There’s a video segment on exactly what makes up the TCP packet, but I went over that decently well in AP Computer Science Principles - Unit 2, so you can check there for more details. It also touched on the three-way handshake, which is also gone over in the same note.

A new concept to me is the term socket, which is the instantiation of a TCP connection. It’s a little vague, so a good example would use ports; you can send data to any open port, but only the port with the accepting socket from some program will actually respond to it.

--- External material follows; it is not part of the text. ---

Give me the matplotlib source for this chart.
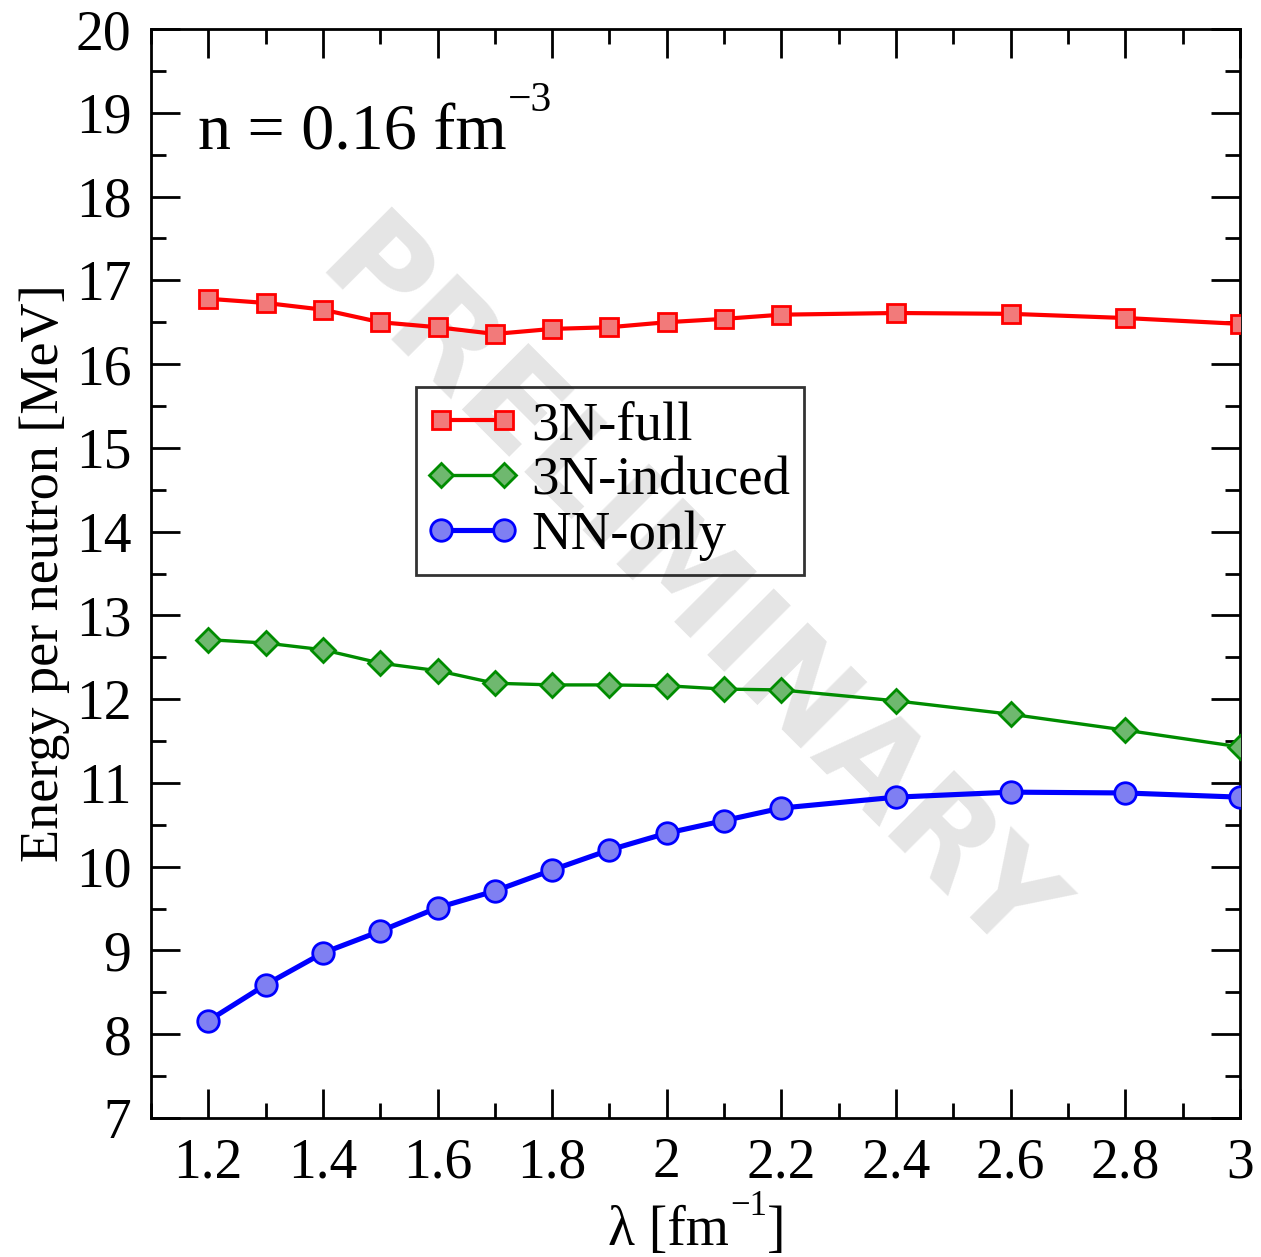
import matplotlib
matplotlib.use("Agg")
import matplotlib.pyplot as plt
from matplotlib.ticker import MultipleLocator, FuncFormatter
from matplotlib.legend_handler import HandlerLine2D

plt.rcParams['font.family'] = ['Liberation Serif', 'DejaVu Serif']

# lambda values [fm^-1]
lam = [1.2, 1.3, 1.4, 1.5, 1.6, 1.7, 1.8, 1.9, 2.0, 2.1, 2.2, 2.4, 2.6, 2.8, 3.0]

# energy per neutron [MeV]
e_3n_full = [16.78, 16.73, 16.65, 16.50, 16.44, 16.36, 16.42, 16.44,
             16.50, 16.54, 16.59, 16.61, 16.60, 16.55, 16.48]
e_3n_induced = [12.71, 12.67, 12.59, 12.43, 12.34, 12.19, 12.17, 12.17,
                12.16, 12.12, 12.11, 11.98, 11.82, 11.63, 11.43]
e_nn_only = [8.16, 8.59, 8.97, 9.23, 9.51, 9.71, 9.96, 10.20,
             10.40, 10.55, 10.70, 10.83, 10.89, 10.88, 10.83]

fig = plt.figure(figsize=(12.61, 12.57), dpi=100)
ax = fig.add_axes([0.1197, 0.1106, 0.8636, 0.8663])

# watermark
ax.text(0.491, 0.481, "PRELIMINARY", transform=ax.transAxes, rotation=-45.0,
        ha="center", va="center", fontsize=93, fontweight="bold",
        family="DejaVu Sans", color="#e5e5e5", zorder=0)

ax.plot(lam, e_3n_full, color="red", lw=3, marker="s", ms=13.5,
        mfc="#f27a7a", mec="red", mew=2, label="3N-full", zorder=3)
ax.plot(lam, e_3n_induced, color="#008c00", lw=2.4, marker="D", ms=12,
        mfc="#6fb86f", mec="#008c00", mew=2, label="3N-induced", zorder=3)
ax.plot(lam, e_nn_only, color="blue", lw=3.7, marker="o", ms=15.5,
        mfc="#7f7ff2", mec="blue", mew=2, label="NN-only", zorder=3)

ax.set_xlim(1.1, 3.0)
ax.set_ylim(7, 20)
ax.xaxis.set_major_locator(MultipleLocator(0.2))
ax.xaxis.set_minor_locator(MultipleLocator(0.1))
ax.yaxis.set_major_locator(MultipleLocator(1))
ax.yaxis.set_minor_locator(MultipleLocator(0.5))
ax.xaxis.set_major_formatter(FuncFormatter(lambda v, p: f"{v:g}"))

ax.tick_params(which="both", direction="in", top=True, right=True,
               width=2, labelsize=40)
ax.tick_params(which="major", length=21, pad=14)
ax.tick_params(which="minor", length=11)
for s in ax.spines.values():
    s.set_linewidth(2)

ax.set_ylabel("Energy per neutron [MeV]", fontsize=39, labelpad=4)

# x label built from pieces so the exponent sits high like the original
xl = fig.text(0.482, 0.0095, "λ [fm", fontsize=40, ha="left", va="baseline")
xs = ax.annotate("−1", xy=(1, 1), xycoords=xl, xytext=(1, -7),
                 textcoords="offset points", fontsize=25, va="baseline",
                 annotation_clip=False)
ax.annotate("]", xy=(1, 0), xycoords=(xs, xl), xytext=(0, 0),
            textcoords="offset points", fontsize=40, va="bottom",
            annotation_clip=False)

# density label
nt = ax.text(0.043, 0.889, "n = 0.16 fm", transform=ax.transAxes,
             fontsize=47.5, ha="left", va="baseline")
ax.annotate("−3", xy=(1, 1), xycoords=nt, xytext=(1, -5),
            textcoords="offset points", fontsize=30, va="baseline")

hmap = {ln: HandlerLine2D(marker_pad=0.2) for ln in ax.get_lines()}
leg = ax.legend(loc="upper left", bbox_to_anchor=(0.2435, 0.6712), fontsize=39.5,
                frameon=True, fancybox=False, edgecolor="black",
                facecolor="none", handler_map=hmap,
                borderpad=0.25, labelspacing=0.08, handlelength=1.55, numpoints=2,
                handletextpad=0.3, borderaxespad=0)
leg.get_frame().set_linewidth(2)

fig.savefig("out.png", dpi=100)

Sockets have a few different states, which are outlined below:

  • LISTEN: TCP socket is open and ready for any incoming connection, importantly this would only show up on the server side, not the client
  • SYN_SENT: A request for synchronization, sent from exclusively the client side. This does not mean a connection has been established yet
  • SYN_RECEIVED: The socket that was just in a LISTEN state has received the request to synchronize, or the SYN_SENT (sends out the SYN/ACK flags)
  • ESTABLISHED: TCP connection has been made successfully on both sides, seen on both client and server side
  • FIN_WAIT: A FIN signal has been sent but no ACK has been received
  • CLOSE_WAIT: Connection has been closed, but only on the TCP layer; the application actually has to release the socket to be fully complete
  • CLOSED: Connection fully cut and communication is no longer possible

They also explain TCP ports and sockets in a different way than I’ve seen before. They define the segment of a TCP datagram as the code that details which port should be used to make a connection, and it achieves this on the server side of the connection by telling the server which port to watch for incoming data requests. Once told, that port is now a socket.

A firewall is actually a device/software that will stop incoming traffic if it doesn’t pass as expected traffic. They can be seen at any layer, but are mostly seen at the transport layer. They can help redirect the flow of traffic to specific ports, or even cut off access to ports entirely.